The demonstration was not organized as an isolated episode in history but was a culmination of events that led to its need and conception. Decades prior to the march, the nation experienced periods of court cases and protests for justice that were often met with reprisals of heightened discrimination, terror, and violence. In the years leading to the march, from Brown v. Board of Education in 1954, to the dogs and hoses of Birmingham in 1963, the nation, as well as the lives and future of children, were at risk. Americans rallied around the guarantees of the Constitution, however, to defend its promise of equal rights and protections for every American.  

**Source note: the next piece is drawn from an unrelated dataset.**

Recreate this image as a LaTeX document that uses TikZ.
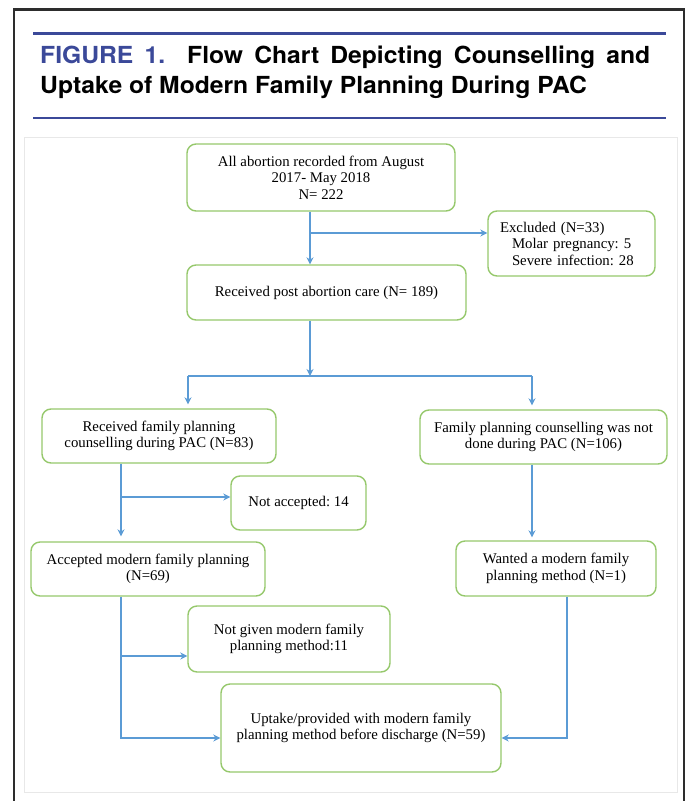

Most often remembered for Dr. Martin Luther King, Jr.’s “I Have a Dream” speech, the March on Washington was organized around more than a dream or vision. As King made clear throughout his address, the movement converged on Washington with a set of legislative demands and strategies. While marking the 100th anniversary of the Emancipation Proclamation, the March on Washington for Jobs and Freedom also recognized that one hundred years after slavery’s abolition, African Americans still were not free. Under a system of racial apartheid, Black Americans were subject to discrimination and violence that was not being brought to justice. The march addressed such inequities with demands for civil rights laws and protections that would desegregate public accommodations and end discrimination in housing, education, employment, and voting, while enforcing the Constitutional virtue of “liberty and justice for all.”